No Cause For Alarm Over MenzGold Brouhaha
Economist, Professor Godfred Bokpin has ruled out any significant impact of the suspension of operations of Menzgold on the financial sector.
He explains that the development is as a result of investors' risk which regulators cannot be entirely faulted for it.
The SEC has ordered the immediate suspension of gold deposit taking business of Menzgold.
A directive to Menzgold by the Securities and Exchange Commission said the decision is as a result of the fact that the company's gold deposit taking business is illegal.
According to the SEC, Menzgold is engaged in the purchase or deposits of gold collectibles from the public and issues contracts with guaranteed returns with clients.
By this, clients whose investments have matured will not have access to their monies until a new order from the SEC.
Yet, Professor Godfred Bokpin tells Citi Business News the affected customers chose the risk and should bear the consequence.
“It is part of the risk and therefore when something like this happens, of course it will affect them and largely also because we picked some signal that already, some people were making withdrawal requests that they couldn't get.
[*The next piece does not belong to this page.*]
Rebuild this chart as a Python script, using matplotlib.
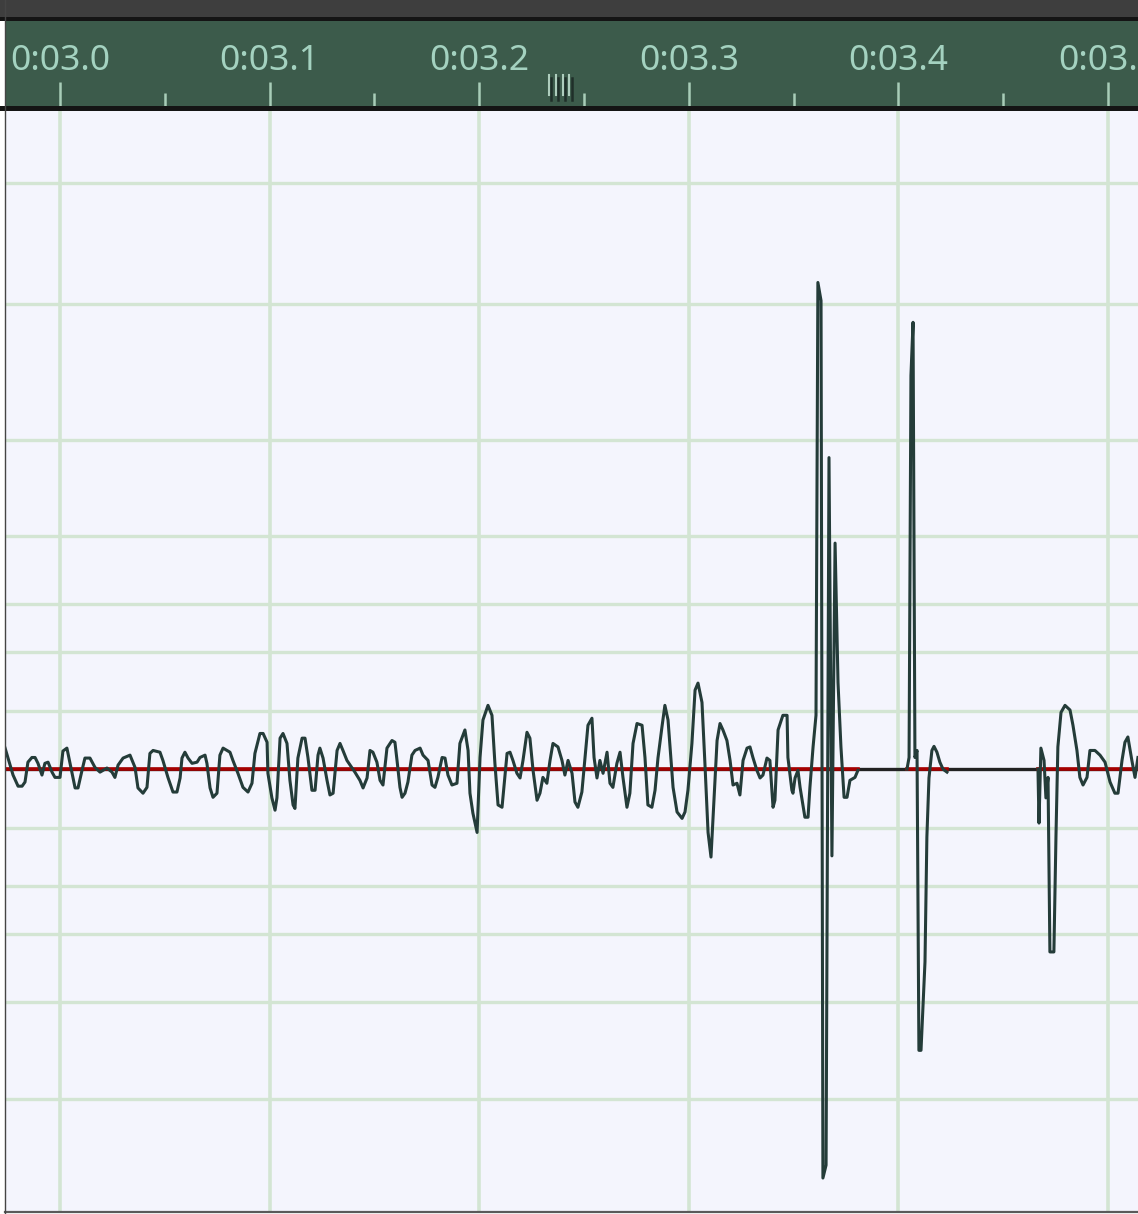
import numpy as np
import matplotlib.pyplot as plt
from matplotlib.lines import Line2D
from matplotlib.patches import Rectangle

# waveform: time in seconds, amplitude (0 dB = 1.0)
# three stretches with sound, silence in between
seg1_t = [2.9738, 2.9776, 2.9800, 2.9819, 2.9833, 2.9847, 2.9866, 2.9881, 2.9895, 2.9914,
          2.9928, 2.9943, 2.9962, 2.9976, 3.0000, 3.0014, 3.0033, 3.0048, 3.0072, 3.0086,
          3.0105, 3.0119, 3.0143, 3.0167, 3.0191, 3.0224, 3.0248, 3.0262, 3.0277, 3.0301,
          3.0334, 3.0358, 3.0372, 3.0396, 3.0415, 3.0429, 3.0444, 3.0477, 3.0491, 3.0515,
          3.0539, 3.0558, 3.0573, 3.0582, 3.0596, 3.0611, 3.0630, 3.0654, 3.0668, 3.0692,
          3.0701, 3.0716, 3.0730, 3.0749, 3.0763, 3.0778, 3.0811, 3.0825, 3.0849, 3.0873,
          3.0897, 3.0916, 3.0930, 3.0954, 3.0969, 3.0988, 3.0992, 3.1011, 3.1026, 3.1035,
          3.1050, 3.1064, 3.1083, 3.1097, 3.1112, 3.1121, 3.1135, 3.1155, 3.1169, 3.1183,
          3.1202, 3.1217, 3.1231, 3.1240, 3.1255, 3.1274, 3.1288, 3.1303, 3.1322, 3.1336,
          3.1350, 3.1369, 3.1384, 3.1407, 3.1431, 3.1446, 3.1465, 3.1479, 3.1493, 3.1512,
          3.1527, 3.1541, 3.1560, 3.1584, 3.1598, 3.1608, 3.1622, 3.1632, 3.1646, 3.1660,
          3.1679, 3.1694, 3.1718, 3.1732, 3.1756, 3.1775, 3.1789, 3.1803, 3.1823, 3.1837,
          3.1851, 3.1870, 3.1894, 3.1908, 3.1932, 3.1947, 3.1956, 3.1970, 3.1990, 3.2004,
          3.2018, 3.2042, 3.2061, 3.2075, 3.2090, 3.2109, 3.2133, 3.2147, 3.2161, 3.2180,
          3.2195, 3.2209, 3.2228, 3.2242, 3.2257, 3.2276, 3.2290, 3.2304, 3.2323, 3.2338,
          3.2352, 3.2376, 3.2395, 3.2409, 3.2424, 3.2443, 3.2457, 3.2471, 3.2490, 3.2505,
          3.2519, 3.2538, 3.2548, 3.2562, 3.2576, 3.2591, 3.2610, 3.2624, 3.2638, 3.2657,
          3.2672, 3.2686, 3.2705, 3.2719, 3.2734, 3.2753, 3.2777, 3.2791, 3.2805, 3.2824,
          3.2839, 3.2853, 3.2872, 3.2886, 3.2901, 3.2925, 3.2944, 3.2968, 3.2982, 3.2996,
          3.3015, 3.3030, 3.3044, 3.3063, 3.3077, 3.3092, 3.3106, 3.3120, 3.3135, 3.3149,
          3.3163, 3.3182, 3.3197, 3.3211, 3.3230, 3.3244, 3.3259, 3.3278, 3.3292, 3.3306,
          3.3325, 3.3340, 3.3354, 3.3373, 3.3387, 3.3402, 3.3411, 3.3426, 3.3449, 3.3469,
          3.3473, 3.3492, 3.3497, 3.3507, 3.3521, 3.3531, 3.3554, 3.3569, 3.3578, 3.3593,
          3.3607, 3.3616, 3.3631, 3.3640, 3.3655, 3.3669, 3.3683, 3.3698, 3.3712, 3.3726,
          3.3741, 3.3755, 3.3769, 3.3793, 3.3807]
seg1_a = [0.036, -0.010, -0.029, -0.029, -0.022, 0.012, 0.020, 0.020, 0.010, -0.010,
          0.010, 0.012, -0.005, -0.014, -0.014, 0.031, 0.036, 0.010, -0.032, -0.032,
          -0.002, 0.019, 0.019, 0.003, -0.005, 0.002, -0.005, -0.014, 0.007, 0.019,
          0.024, 0.003, -0.032, -0.041, -0.031, 0.027, 0.032, 0.029, 0.015, -0.014,
          -0.039, -0.039, -0.015, 0.019, 0.029, 0.019, 0.010, 0.012, 0.020, 0.024,
          0.010, -0.032, -0.048, -0.041, 0.024, 0.036, 0.029, 0.015, -0.007, -0.031,
          -0.039, -0.024, 0.027, 0.061, 0.061, 0.046, -0.007, -0.049, -0.070, -0.049,
          0.053, 0.061, 0.044, -0.019, -0.061, -0.067, 0.019, 0.053, 0.053, 0.020,
          -0.036, -0.036, 0.024, 0.036, 0.019, -0.019, -0.044, -0.041, 0.032, 0.044,
          0.032, 0.015, 0.007, -0.005, -0.019, -0.032, -0.015, 0.032, 0.029, 0.012,
          -0.019, -0.027, 0.036, 0.049, 0.046, 0.015, -0.031, -0.048, -0.041, -0.022,
          0.024, 0.032, 0.036, 0.024, 0.015, -0.027, -0.031, -0.014, 0.020, 0.019,
          -0.010, -0.027, -0.024, 0.044, 0.067, 0.032, -0.041, -0.075, -0.108, 0.020,
          0.084, 0.109, 0.092, 0.010, -0.061, -0.065, 0.027, 0.029, 0.015, -0.007,
          -0.015, 0.015, 0.063, 0.053, -0.002, -0.053, -0.041, -0.014, -0.024, 0.015,
          0.044, 0.038, 0.015, -0.010, 0.015, -0.007, -0.056, -0.065, -0.039, 0.020,
          0.075, 0.087, 0.020, -0.015, 0.015, -0.007, 0.029, -0.024, -0.031, 0.010,
          0.029, -0.014, -0.065, -0.041, 0.044, 0.078, 0.075, 0.020, -0.061, -0.065,
          -0.036, 0.019, 0.072, 0.109, 0.084, -0.031, -0.073, -0.084, -0.073, -0.036,
          0.044, 0.135, 0.147, 0.114, 0.010, -0.108, -0.150, -0.053, 0.049, 0.078,
          0.067, 0.049, 0.015, -0.027, -0.024, -0.044, 0.015, 0.036, 0.038, 0.020,
          -0.002, -0.015, -0.010, 0.019, 0.015, -0.065, -0.053, 0.067, 0.092, 0.092,
          0.020, -0.036, -0.041, -0.015, -0.002, -0.031, -0.082, -0.082, -0.031, 0.038,
          0.092, 0.831, 0.800, -0.698, -0.676, 0.532, -0.148, 0.386, 0.148, 0.038,
          -0.048, -0.048, -0.019, -0.014, -0.002]

seg2_t = [3.4041, 3.4051, 3.4060, 3.4070, 3.4079, 3.4089, 3.4098, 3.4108, 3.4127, 3.4136,
          3.4146, 3.4160, 3.4170, 3.4184, 3.4198, 3.4213, 3.4232]
seg2_a = [0.000, 0.020, 0.672, 0.763, 0.020, 0.032, -0.480, -0.480, -0.329, -0.116,
          -0.015, 0.032, 0.039, 0.029, 0.012, 0.000, -0.005]

seg3_t = [3.4666, 3.4671, 3.4680, 3.4695, 3.4704, 3.4714, 3.4723, 3.4742, 3.4752, 3.4761,
          3.4776, 3.4795, 3.4819, 3.4833, 3.4852, 3.4866, 3.4881, 3.4900, 3.4914, 3.4938,
          3.4962, 3.4986, 3.5010, 3.5033, 3.5048, 3.5067, 3.5081, 3.5095, 3.5114, 3.5129,
          3.5143]
seg3_a = [0.000, -0.092, 0.036, 0.015, -0.049, -0.014, -0.312, -0.312, -0.113, 0.038,
          0.097, 0.109, 0.101, 0.075, 0.032, -0.014, -0.027, -0.014, 0.032, 0.032,
          0.024, 0.012, -0.022, -0.041, -0.041, 0.015, 0.046, 0.055, 0.015, -0.014,
          0.020]

grid_db = [-20, -14, -11, -8, -5, -2, 0]
tick_times = [3.0, 3.1, 3.2, 3.3, 3.4, 3.5]
tick_labels = ['0:03.0', '0:03.1', '0:03.2', '0:03.3', '0:03.4', '0:03.5']
minor_times = [3.05, 3.15, 3.25, 3.35, 3.45]

x_lo, x_hi = 2.97376, 3.51433
y_lo, y_hi = -0.756, 1.1246

W, H = 1138, 1214


def box(l, t, r, b):
    # pixel box -> figure fraction
    return [l / W, 1 - b / H, (r - l) / W, (b - t) / H]


fig = plt.figure(figsize=(W / 100, H / 100), dpi=100)
fig.patch.set_facecolor('white')

# top dark strip
fig.add_artist(Rectangle((0, 1 - 17 / H), 1, 17 / H, transform=fig.transFigure,
                         facecolor='#3e3e3e', edgecolor='none'))
fig.add_artist(Rectangle((0, 1 - 21 / H), 1, 4.5 / H, transform=fig.transFigure,
                         facecolor='#141414', edgecolor='none'))

# ruler
ax_h = fig.add_axes(box(5, 21, W, 107))
ax_h.set_facecolor('#3c5b4b')
ax_h.set_xlim(x_lo, x_hi)
ax_h.set_ylim(0, 1)
for s in ax_h.spines.values():
    s.set_visible(False)
ax_h.set_yticks([])
ax_h.set_xticks(tick_times)
ax_h.set_xticks(minor_times, minor=True)
ax_h.tick_params(axis='x', which='major', direction='in', length=18, width=1.8,
                 color='#a8cdb8', labelbottom=False)
ax_h.tick_params(axis='x', which='minor', direction='in', length=10, width=1.8,
                 color='#a8cdb8')
for t, lab in zip(tick_times, tick_labels):
    ax_h.text(t, 0.43, lab, ha='center', va='baseline', fontsize=25.5,
              family='Noto Sans', color='#a4d2c0', clip_on=True)

# little handle on the ruler
for fx in [0.4797, 0.4859, 0.4921, 0.4982]:
    ax_h.plot([fx + 0.0018, fx + 0.0018], [0.08, 0.34], color='#1f2f29', lw=1.8,
              transform=ax_h.transAxes)
    ax_h.plot([fx, fx], [0.14, 0.37], color='#aecdbd', lw=1.5,
              transform=ax_h.transAxes)

fig.add_artist(Rectangle((0, 1 - 110.5 / H), 1, 4 / H, transform=fig.transFigure,
                         facecolor='#141414', edgecolor='none'))

# waveform area
ax = fig.add_axes(box(5, 110.5, W, 1212))
ax.set_facecolor('#f4f5fd')
ax.set_xlim(x_lo, x_hi)
ax.set_ylim(y_lo, y_hi)
ax.set_xticks([])
ax.set_yticks([])
for k, s in ax.spines.items():
    s.set_visible(k == 'bottom')
ax.spines['bottom'].set_color('#5a5a5a')
ax.spines['bottom'].set_linewidth(1.6)

grid_col = '#d3e5d3'
for db in grid_db:
    lvl = 10 ** (db / 20)
    ax.axhline(lvl, color=grid_col, lw=2.4, zorder=1)
    ax.axhline(-lvl, color=grid_col, lw=2.4, zorder=1)
for t in tick_times:
    ax.axvline(t, color=grid_col, lw=2.6, zorder=1)

# zero line: dark in silence, red where there is sound
ax.axhline(0, color='#222222', lw=2.4, zorder=2)
for st, sa in [(seg1_t, seg1_a), (seg2_t, seg2_a), (seg3_t, seg3_a)]:
    ax.plot([st[0], st[-1]], [0, 0], color='#a60000', lw=2.6, zorder=3)
    ax.plot(st, sa, color='#243c39', lw=2.2, zorder=4, solid_joinstyle='round')

# thin frame line on the left
fig.add_artist(Line2D([4.5 / W, 4.5 / W], [0, 1], transform=fig.transFigure,
                      color='#454545', lw=1.0))

fig.savefig('out.png', dpi=100)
I want to believe that by now, Menzgold would have had some kind of arrangements in place in how it deals with the expectations of its depositors,” he explained.
Citi Business News understands that the regulator's action also follows subsequent visits by officials where detailed information submitted by the company revealed that the said activities were a threat to unsuspecting and uninformed investors.
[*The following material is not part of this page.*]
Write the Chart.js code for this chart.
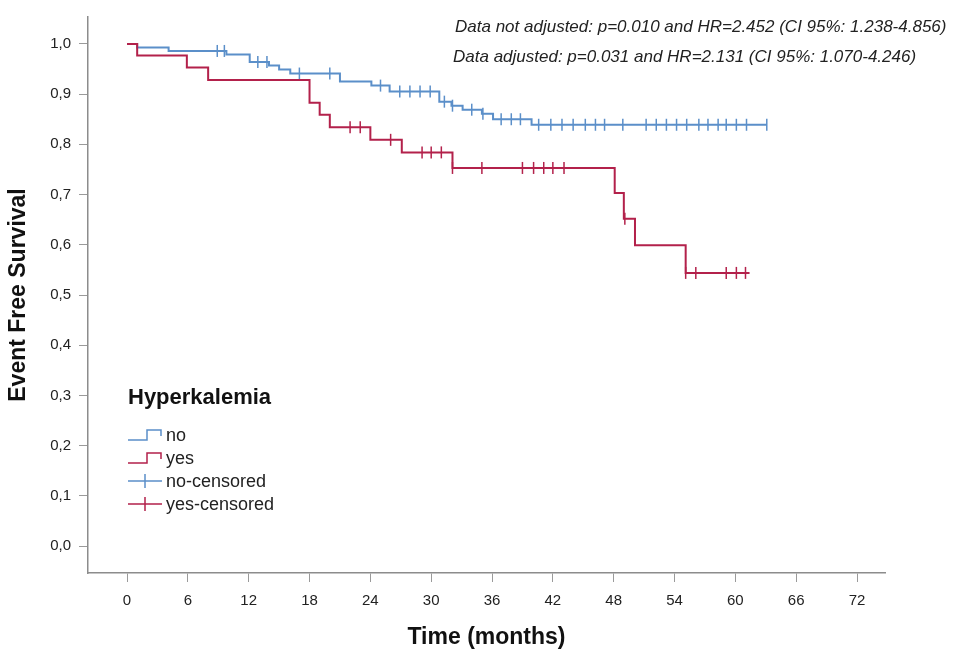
<!DOCTYPE html>
<html>
<head>
<meta charset="utf-8">
<script src="https://cdn.jsdelivr.net/npm/chart.js@4.4.1/dist/chart.umd.min.js"></script>
<style>
  html, body { margin: 0; padding: 0; background: #fff; }
  #wrap { width: 953px; height: 651px; }
</style>
</head>
<body>
<div id="wrap"><canvas id="kmChart" width="953" height="651"></canvas></div>
<script>
// Kaplan-Meier data (time in months, survival after each event)
const noTimes = [0, 1.0, 4.1, 9.8, 12.1, 14.0, 15.0, 16.1, 21.0, 24.1, 25.9, 30.8, 32.0, 33.1, 35.0, 36.1, 39.9];
const noSurv = [1.0, 0.993, 0.986, 0.979, 0.964, 0.957, 0.949, 0.941, 0.925, 0.917, 0.905, 0.885, 0.877, 0.869, 0.861, 0.850, 0.839];
const noEnd = 63.1;
const noCensored = [8.9, 9.6, 12.9, 13.8, 17.0, 20.0, 25.0, 26.9, 27.9, 28.9, 29.9, 31.3, 32.1, 34.0, 35.1,
  36.9, 37.9, 38.8, 40.6, 41.8, 42.9, 44.0, 45.2, 46.2, 47.1, 48.9, 51.2, 52.2, 53.2, 54.2, 55.2,
  56.4, 57.3, 58.3, 59.1, 60.1, 61.1, 63.1];

const yesTimes = [0, 1.0, 5.9, 8.0, 18.0, 19.0, 20.0, 24.0, 27.1, 32.1, 48.1, 49.0, 50.1, 55.1];
const yesSurv = [1.0, 0.977, 0.953, 0.928, 0.883, 0.859, 0.834, 0.809, 0.784, 0.753, 0.703, 0.652, 0.599, 0.544];
const yesEnd = 61.4;
const yesCensored = [22.0, 23.0, 26.0, 29.1, 30.0, 31.0, 32.1, 35.0, 39.0, 40.1, 41.1, 42.0, 43.1,
  49.1, 55.1, 56.1, 59.1, 60.1, 61.0];

const xTicks = [0, 6, 12, 18, 24, 30, 36, 42, 48, 54, 60, 66, 72];
const yTicks = [0, 0.1, 0.2, 0.3, 0.4, 0.5, 0.6, 0.7, 0.8, 0.9, 1.0];

const groupTitle = "Hyperkalemia";
const legendLabels = ["no", "yes", "no-censored", "yes-censored"];
const noteLines = [
  "Data not adjusted: p=0.010 and HR=2.452 (CI 95%: 1.238-4.856)",
  "Data adjusted: p=0.031 and HR=2.131 (CI 95%: 1.070-4.246)",
];

const BLUE = "#5b8fc9";
const RED = "#b3214b";
const FONT = "'Liberation Sans', Arial, sans-serif";

// step curve points, extended to the last follow-up time
function curve(times, surv, end) {
  const pts = times.map((t, i) => ({ x: t, y: surv[i] }));
  pts.push({ x: end, y: surv[surv.length - 1] });
  return pts;
}

// survival value of the step curve at time t (for the censor marks)
function survAt(times, surv, t) {
  let s = surv[0];
  for (let i = 0; i < times.length; i++) {
    if (times[i] <= t) s = surv[i];
  }
  return s;
}

function censorPoints(list, times, surv) {
  return list.map((t) => ({ x: t, y: survAt(times, surv, t) }));
}

// legend box and the two annotation lines
const extrasPlugin = {
  id: "extras",
  afterDraw(chart) {
    const ctx = chart.ctx;
    ctx.save();

    ctx.fillStyle = "#222";
    ctx.textBaseline = "middle";
    ctx.textAlign = "left";
    ctx.font = "italic 17px " + FONT;
    ctx.fillText(noteLines[0], 455, 27);
    ctx.fillText(noteLines[1], 453, 57);

    ctx.fillStyle = "#111";
    ctx.font = "bold 22px " + FONT;
    ctx.fillText(groupTitle, 128, 398);

    const rows = [435, 458, 481, 504];
    const colors = [BLUE, RED, BLUE, RED];
    ctx.lineWidth = 1.5;
    rows.forEach((cy, i) => {
      ctx.strokeStyle = colors[i];
      ctx.beginPath();
      if (i < 2) {
        ctx.moveTo(128, cy + 5);
        ctx.lineTo(147, cy + 5);
        ctx.lineTo(147, cy - 5);
        ctx.lineTo(161, cy - 5);
        ctx.lineTo(161, cy + 1);
      } else {
        ctx.moveTo(128, cy);
        ctx.lineTo(162, cy);
        ctx.moveTo(145, cy - 7);
        ctx.lineTo(145, cy + 7);
      }
      ctx.stroke();
      ctx.fillStyle = "#222";
      ctx.font = "18px " + FONT;
      ctx.fillText(legendLabels[i], 166, cy + 1);
    });
    ctx.restore();
  },
};

const ctx = document.getElementById("kmChart").getContext("2d");
new Chart(ctx, {
  type: "scatter",
  data: {
    datasets: [
      {
        type: "line",
        label: "yes",
        data: curve(yesTimes, yesSurv, yesEnd),
        borderColor: RED,
        borderWidth: 2,
        stepped: true,
        pointRadius: 0,
        fill: false,
      },
      {
        type: "line",
        label: "no",
        data: curve(noTimes, noSurv, noEnd),
        borderColor: BLUE,
        borderWidth: 2,
        stepped: true,
        pointRadius: 0,
        fill: false,
      },
      {
        label: "yes-censored",
        data: censorPoints(yesCensored, yesTimes, yesSurv),
        pointStyle: "line",
        rotation: 90,
        pointRadius: 6,
        borderColor: RED,
        borderWidth: 1.5,
      },
      {
        label: "no-censored",
        data: censorPoints(noCensored, noTimes, noSurv),
        pointStyle: "line",
        rotation: 90,
        pointRadius: 6,
        borderColor: BLUE,
        borderWidth: 1.5,
      },
    ],
  },
  options: {
    responsive: false,
    animation: false,
    devicePixelRatio: 1,
    layout: { padding: { top: 15, right: 68, left: 0, bottom: 0 } },
    plugins: {
      legend: { display: false },
      tooltip: { enabled: false },
    },
    scales: {
      x: {
        type: "linear",
        min: -3.85,
        max: 74.76,
        afterBuildTicks: (s) => {
          s.ticks = xTicks.map((v) => ({ value: v }));
        },
        afterFit: (s) => {
          s.height = 78;
        },
        ticks: {
          font: { family: FONT, size: 15 },
          color: "#222",
          padding: 10,
          maxRotation: 0,
          callback: (v) => String(v),
        },
        grid: { drawOnChartArea: false, tickLength: 9, color: "#9a9a9a" },
        border: { color: "#8c8c8c", width: 1.5 },
        title: {
          display: true,
          text: "Time (months)",
          color: "#111",
          font: { family: FONT, size: 23, weight: "bold" },
          padding: { top: 0, bottom: 0 },
        },
      },
      y: {
        type: "linear",
        min: -0.0536,
        max: 1.0536,
        afterBuildTicks: (s) => {
          s.ticks = yTicks.map((v) => ({ value: v }));
        },
        afterFit: (s) => {
          s.width = 88;
        },
        ticks: {
          font: { family: FONT, size: 15 },
          color: "#222",
          padding: 8,
          callback: (v) => v.toFixed(1).replace(".", ","),
        },
        grid: { drawOnChartArea: false, tickLength: 9, color: "#9a9a9a" },
        border: { color: "#8c8c8c", width: 1.5 },
        title: {
          display: true,
          text: "Event Free Survival",
          color: "#111",
          font: { family: FONT, size: 23, weight: "bold" },
          padding: { top: 5, bottom: 0 },
        },
      },
    },
  },
  plugins: [extrasPlugin],
});
</script>
</body>
</html>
The seeming distraction in operation is traced to about two years ago where Menzgold started selling and purchasing gold and guaranteed the public a return of 4 to 10 percent monthly translating into 48 or 120 percent annually.
But on whether the inability of customers to access their funds will distort the already troubled financial sector, Professor Bokpin stressed his position as this,
“No, the spillover effect will be mute because it is largely an isolated case. The reason the effect may not be that pronounced in terms of its overall impact on the market is because reasonably, people are aware of the challenges of Menzgold; reasonably the market is aware of what Menzgold should have done that they didn't do; reasonably the market could have anticipated the end of Menzgold,” he stated.